We’ve known marketers have been shit at picking winning ads empirically since 2016. In ‘Marketers’ Intuitions about the Sales Effectiveness of Advertisements,’ a group of researchers, including Byron Sharp *thunderclap, cat hiss*, showed that marketers could pick out effective ads 51% of the time. AKA, it’s about as good as flipping a coin.

The answer must be the inclusion of effectiveness metrics in creativity awards–creativity that works, or the business of creativity, as Sir John Hegarty calls his new course.

Some awards are starting to do this by adding ‘Creative Effectiveness’ categories, but the dream would be for all categories to have some sort of effectiveness criteria. This means demonstrating that a campaign achieved the objectives it set out to do and ideally bringing the consumer’s POV into the judging room.

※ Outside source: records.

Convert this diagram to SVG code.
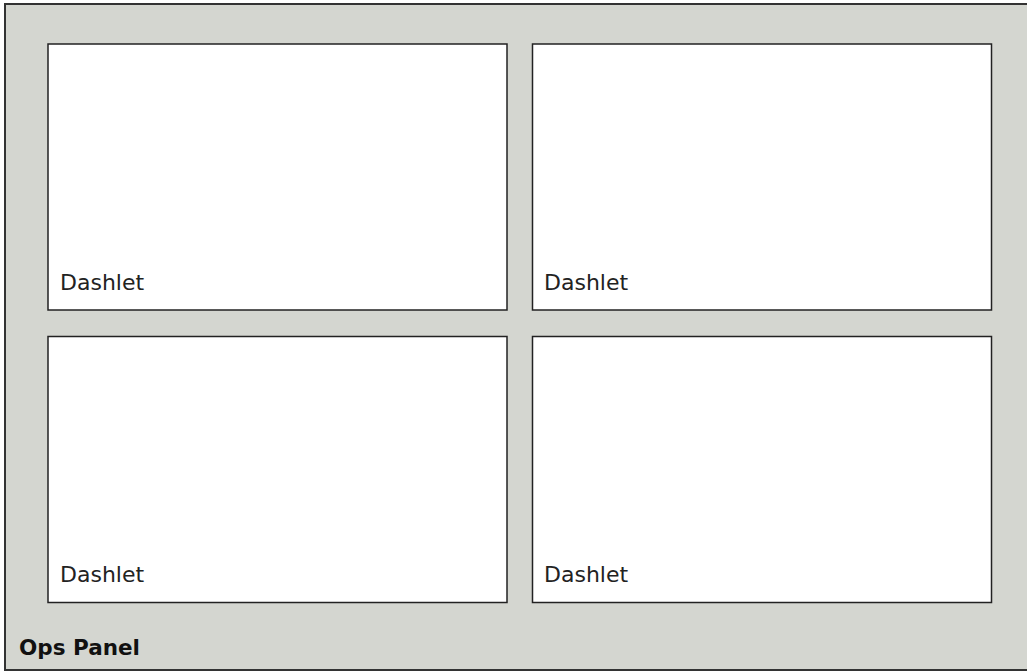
<svg xmlns="http://www.w3.org/2000/svg" width="1027" height="672" viewBox="0 0 1027 672">
<style>
.panel{fill:#d4d6d0;stroke:#333;stroke-width:2}
.dash{fill:#fff;stroke:#222;stroke-width:1.5}
.lbl{font-family:"DejaVu Sans",sans-serif;font-size:22px;fill:#222}
.title{font-family:"DejaVu Sans",sans-serif;font-size:21.5px;font-weight:bold;fill:#111}
</style>
<g id="ops-panel">
<rect class="panel" x="5" y="4" width="1030" height="666"/>
<text class="title" x="19" y="655">Ops Panel</text>
</g>
<g id="dashlet-1">
<rect class="dash" x="48" y="44" width="459" height="266"/>
<text class="lbl" x="60" y="290">Dashlet</text>
</g>
<g id="dashlet-2">
<rect class="dash" x="532.5" y="44" width="459" height="266"/>
<text class="lbl" x="544" y="290">Dashlet</text>
</g>
<g id="dashlet-3">
<rect class="dash" x="48" y="336.5" width="459" height="266"/>
<text class="lbl" x="60" y="582">Dashlet</text>
</g>
<g id="dashlet-4">
<rect class="dash" x="532.5" y="336.5" width="459" height="266"/>
<text class="lbl" x="544" y="582">Dashlet</text>
</g>
<g id="connectors"></g>
</svg>
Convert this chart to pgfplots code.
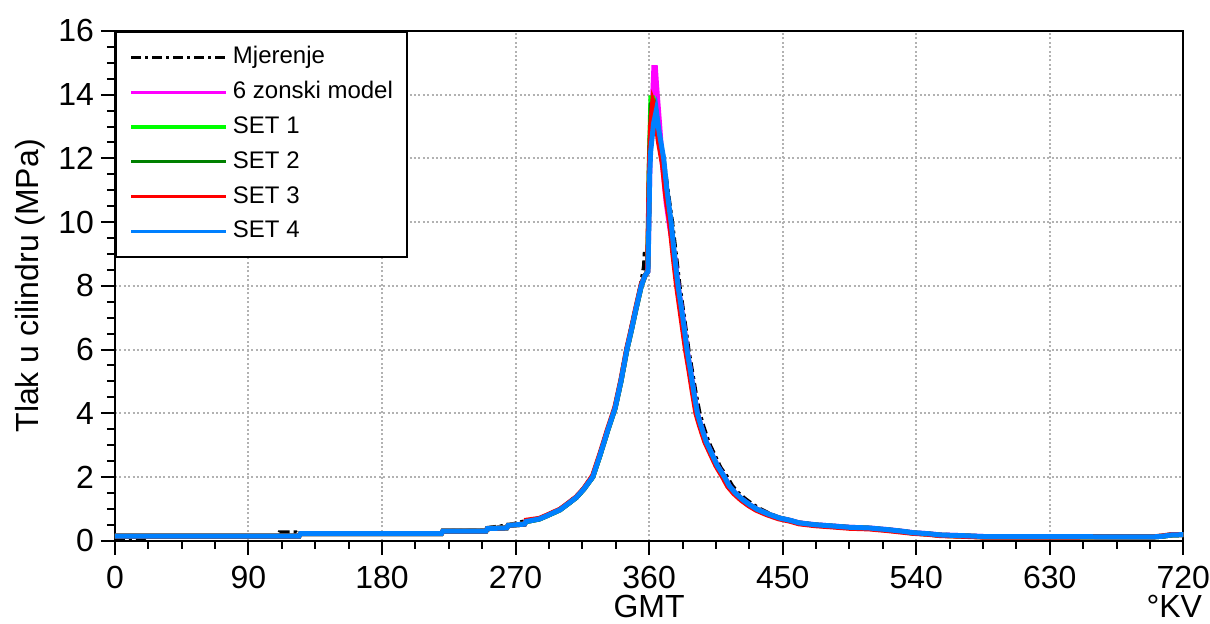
\documentclass[border=0pt]{standalone}
\usepackage{pgfplots}
\pgfplotsset{compat=1.18}
\usepackage{fontspec}
\setmainfont{Liberation Sans}
\definecolor{myblue}{RGB}{0,128,255}
\definecolor{mygreen}{RGB}{0,255,0}
\definecolor{mydkgreen}{RGB}{0,128,0}
\definecolor{mymag}{RGB}{255,0,255}
\begin{document}
\begin{tikzpicture}
\begin{axis}[
 scale only axis, width=534.5pt, height=255pt,
 clip mode=individual,
 xmin=0,xmax=720,ymin=0,ymax=16,
 xtick={0,90,...,720}, ytick={0,2,...,16}, minor tick num=3,
 tick pos=left, tick align=outside,
 major tick length=7pt, minor tick length=4pt,
 every tick/.style={black, line width=1pt},
 axis line style={line width=1pt},
 grid=major, grid style={black!30, line width=1pt, dash pattern=on 1pt off 1.2pt},
 /pgf/number format/assume math mode=true,
 tick label style={font=\fontsize{16}{19}\selectfont},
 xticklabel style={yshift=-2pt, inner xsep=0pt},
 xlabel={GMT}, ylabel={Tlak u cilindru (MPa)},
 every axis x label/.style={at={([yshift=-33pt]rel axis cs:0.5,0)}, anchor=center, inner sep=0pt, font=\fontsize{16}{19}\selectfont},
 every axis y label/.style={at={([xshift=-42.5pt]rel axis cs:0,0.5)}, rotate=90, anchor=center, inner sep=0pt, font=\fontsize{16}{19}\selectfont},
 legend cell align=left,
 legend image code/.code={\path (-2pt,0pt); \draw[#1, line width=1.6pt] (0pt,0pt) -- (47.5pt,0pt);},
 legend style={at={(0,1)}, anchor=north west, draw=black, line width=1pt,
   font=\fontsize{12}{14}\selectfont, inner xsep=4.5pt, inner ysep=4.5pt,
   nodes={inner sep=2.5pt, text height=9pt, text depth=2.5pt}, row sep=0.9pt},
]
\addplot[black, line width=2pt, dash pattern=on 5pt off 2pt on 1.5pt off 2pt] coordinates {
(0,0.09) (20,0.09) (21,0.14) (110,0.14) (111,0.26) (122,0.26) (123,0.22) (220,0.22) (221,0.30) (250,0.32) (251,0.40) (265,0.48) (277,0.62) (286,0.70) (291,0.80) (300,1.0) (306,1.2) (311,1.4) (316,1.65) (322,2.05) (327,2.75) (332,3.5) (337,4.2) (341,5.05) (345,6.05) (348,6.7) (351,7.3) (354.7,8.1) (356.5,8.6) (357,9.0) (359,9.0) (359.6,10.5) (360.5,12.0) (362,12.8) (365,13.2) (367,12.6) (370,11.9) (372.5,11.0) (375.5,10.0) (378,9.0) (380.5,8.0) (383.6,7.0) (386.5,6.0) (389,5.3) (391.5,4.6) (394,4.0) (396.5,3.6) (400,3.1) (404,2.7) (408,2.3) (412.5,2.0) (416,1.72) (420,1.5) (425,1.3) (430,1.13) (435,0.99) (441,0.85) (448,0.72) (461,0.57) (472,0.51) (495,0.43) (520,0.36) (538,0.26) (556,0.19) (586,0.14) (700,0.13) (706,0.15) (720,0.19)
};
\addlegendentry{Mjerenje}
\addplot[mymag, line width=2.5pt] coordinates {
(0,0.14) (124,0.14) (125,0.22) (220,0.22) (221,0.30) (250,0.30) (251,0.38) (264,0.40) (265,0.48) (276,0.52) (277,0.60) (286,0.68) (291,0.78) (300,0.97) (306,1.18) (311,1.36) (316,1.62) (322,2.0) (327,2.7) (332,3.45) (337,4.15) (341,5.0) (345,6.0) (348,6.6) (351,7.25) (354.7,8.0) (357,8.3) (359.2,8.45) (359.6,9.5) (360.6,12.0) (362,13.5) (363.2,14.85) (364.2,14.85) (365,14.3) (367,13.1) (369,11.8) (371.5,10.6) (374,9.8) (377,9.0) (379.5,8.0) (382.6,7.04) (385.5,6.0) (388,5.3) (390,4.7) (392.5,4.0) (395,3.6) (398.5,3.1) (402,2.75) (406,2.35) (410.8,2.0) (414,1.72) (418,1.50) (423,1.29) (428,1.12) (433,0.98) (440,0.84) (448,0.71) (455,0.64) (461,0.56) (472,0.50) (484,0.46) (495,0.42) (508,0.40) (520,0.35) (530,0.30) (538,0.25) (548,0.22) (556,0.18) (570,0.16) (586,0.13) (700,0.12) (706,0.14) (712,0.18) (720,0.19)
};
\addlegendentry{6 zonski model}
\addplot[mygreen, line width=2.5pt] coordinates {
(0,0.14) (124,0.14) (125,0.22) (220,0.22) (221,0.30) (250,0.30) (251,0.38) (264,0.40) (265,0.48) (276,0.52) (277,0.60) (286,0.68) (291,0.78) (300,0.97) (306,1.18) (311,1.36) (316,1.62) (322,2.0) (327,2.7) (332,3.45) (337,4.15) (341,5.0) (345,6.0) (348,6.6) (351,7.25) (354.7,8.0) (357,8.3) (359,8.45) (359.4,9.5) (360.2,12.0) (361.2,13.9) (362.5,13.9) (364,13.7) (366,12.8) (369.3,12.0) (371.5,11.0) (374.3,10.0) (376.5,9.0) (379,8.0) (382,7.0) (385,6.0) (387.5,5.3) (389.5,4.7) (392,4.0) (394.5,3.6) (398,3.1) (401.5,2.75) (405.5,2.35) (410.3,2.0) (413.5,1.72) (417.5,1.50) (422.5,1.29) (427.5,1.12) (432.5,0.98) (439.5,0.84) (447.5,0.71) (455,0.63) (461,0.55) (472,0.49) (484,0.45) (495,0.41) (508,0.39) (520,0.34) (530,0.29) (538,0.24) (548,0.21) (556,0.17) (570,0.15) (586,0.12) (700,0.12) (706,0.14) (712,0.18) (720,0.19)
};
\addlegendentry{SET 1}
\addplot[mydkgreen, line width=2.5pt] coordinates {
(0,0.14) (124,0.14) (125,0.22) (220,0.22) (221,0.30) (250,0.30) (251,0.38) (264,0.40) (265,0.48) (276,0.52) (277,0.60) (286,0.68) (291,0.78) (300,0.97) (306,1.18) (311,1.36) (316,1.62) (322,2.0) (327,2.7) (332,3.45) (337,4.15) (341,5.0) (345,6.0) (348,6.6) (351,7.25) (354.7,8.0) (357,8.3) (359,8.45) (359.5,9.5) (360.3,12.0) (361.5,13.7) (363,13.75) (364.5,13.5) (366.5,12.7) (369.5,11.9) (371.7,10.9) (374.4,10.0) (376.6,9.0) (379,8.0) (382,7.0) (385,6.0) (387.5,5.3) (389.5,4.7) (392,4.0) (394.5,3.6) (398,3.1) (401.5,2.75) (405.5,2.35) (410.3,2.0) (413.5,1.72) (417.5,1.50) (422.5,1.29) (427.5,1.12) (432.5,0.98) (439.5,0.84) (447.5,0.71) (455,0.63) (461,0.55) (472,0.49) (484,0.45) (495,0.41) (508,0.39) (520,0.34) (530,0.29) (538,0.24) (548,0.21) (556,0.17) (570,0.15) (586,0.12) (700,0.12) (706,0.14) (712,0.18) (720,0.19)
};
\addlegendentry{SET 2}
\addplot[red, line width=2.5pt] coordinates {
(0,0.14) (124,0.14) (125,0.22) (220,0.22) (221,0.30) (250,0.30) (251,0.38) (264,0.40) (265,0.48) (276,0.52) (277,0.64) (286,0.70) (291,0.80) (300,0.99) (306,1.2) (311,1.38) (316,1.64) (322,2.05) (327,2.75) (332,3.5) (337,4.2) (341,5.05) (345,6.05) (348,6.65) (351,7.3) (354.7,8.05) (357,8.3) (359,8.45) (359.3,9.5) (360,11.5) (361,13.0) (362.5,13.8) (364,13.6) (366,12.6) (369,11.8) (371,10.9) (373.8,10.0) (376,9.0) (378.5,8.0) (381.5,7.0) (384.5,6.0) (387,5.3) (389,4.7) (391.5,4.0) (394,3.6) (397.5,3.1) (401,2.75) (405,2.35) (409.5,2.0) (413,1.70) (417,1.48) (422,1.27) (427,1.10) (432,0.96) (439,0.82) (447,0.69) (455,0.61) (461,0.53) (472,0.47) (484,0.43) (495,0.39) (508,0.37) (520,0.32) (530,0.27) (538,0.23) (548,0.20) (556,0.16) (570,0.14) (586,0.11) (700,0.12) (706,0.15) (712,0.19) (720,0.19)
};
\addlegendentry{SET 3}
\addplot[myblue, line width=2.5pt] coordinates {
(0,0.14) (124,0.14) (125,0.22) (220,0.22) (221,0.30) (250,0.30) (251,0.38) (264,0.40) (265,0.48) (276,0.52) (277,0.60) (286,0.68) (291,0.78) (300,0.97) (306,1.18) (311,1.36) (316,1.62) (322,2.0) (327,2.7) (332,3.45) (337,4.15) (341,5.0) (345,6.0) (348,6.6) (351,7.25) (354.7,8.0) (357,8.3) (359.2,8.45) (359.7,9.6) (360.4,11.5) (361,12.2) (363,13.1) (364.8,13.5) (366.5,12.9) (369.8,12.0) (372,11.0) (374.8,10.0) (377,9.0) (379.5,8.0) (382.6,7.04) (385.5,6.0) (388,5.3) (390,4.7) (392.5,4.0) (395,3.6) (398.5,3.1) (402,2.75) (406,2.35) (410.8,2.0) (414,1.72) (418,1.50) (423,1.29) (428,1.12) (433,0.98) (440,0.84) (448,0.71) (455,0.64) (461,0.56) (472,0.50) (484,0.46) (495,0.42) (508,0.40) (520,0.35) (530,0.30) (538,0.25) (548,0.22) (556,0.18) (570,0.16) (586,0.13) (700,0.12) (706,0.14) (712,0.18) (720,0.19)
};
\addlegendentry{SET 4}
\node[font=\fontsize{16}{19}\selectfont, inner sep=0pt] at ([xshift=-4.5pt, yshift=-33pt]rel axis cs:1,0) {°KV};
\path ([yshift=15.5pt]rel axis cs:0,1);
\path ([yshift=-41.5pt]rel axis cs:0,0);
\path ([xshift=-57.5pt]rel axis cs:0,0.5);
\end{axis}
\end{tikzpicture}
\end{document}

Why should we bother measuring the effectiveness of creativity?

This is a fight worth having. Creatively awarded campaigns that get it right and focus on long-term emotional brand building are still 16 times more likely to bring major profit growth in IPA’s database.

Creativity attracts young, diverse talent to marketing. It is a superpower that needs to be wielded to fight what Peter Field and Adam Morgan are now calling ‘The Cost of Dull,’ the extra £10m media spend it costs UK brands per campaign to make boring ads achieve the same effect as interesting ones.

Beyond that, it’s pretty damn obvious that the explosion of second screens and digital media has had its part to play in this 20-year trend. This no longer has to be a lucrative media problem: ‘What stage is best for our brand-building show?’. It can be a heroic creative solution: ‘Which brand-building shows can we now put on the stages available to us today?’.

We’ll quickly find the answer is already ringing in our ears. Because creatives have been doing it since the dawn of advertising - we must entertain for commercial gain.

That’s why I’m rather optimistic about Cannes Lions this year. WARC’s ‘Creative Impact’ agenda is exactly what we need. It demonstrates the power of creativity when put to good use, highlighting the marketing superheroes out there doing it. Because as Uncle Ben says to Spider-Man, clinging on for his last breath, with great power comes great responsibility.

Let’s try not to fuck it up.

But you already know that, don’t you?

Because you’ve read this far and care enough to be part of the solution. Let’s hope there are enough marketers like you left to fight this good fight.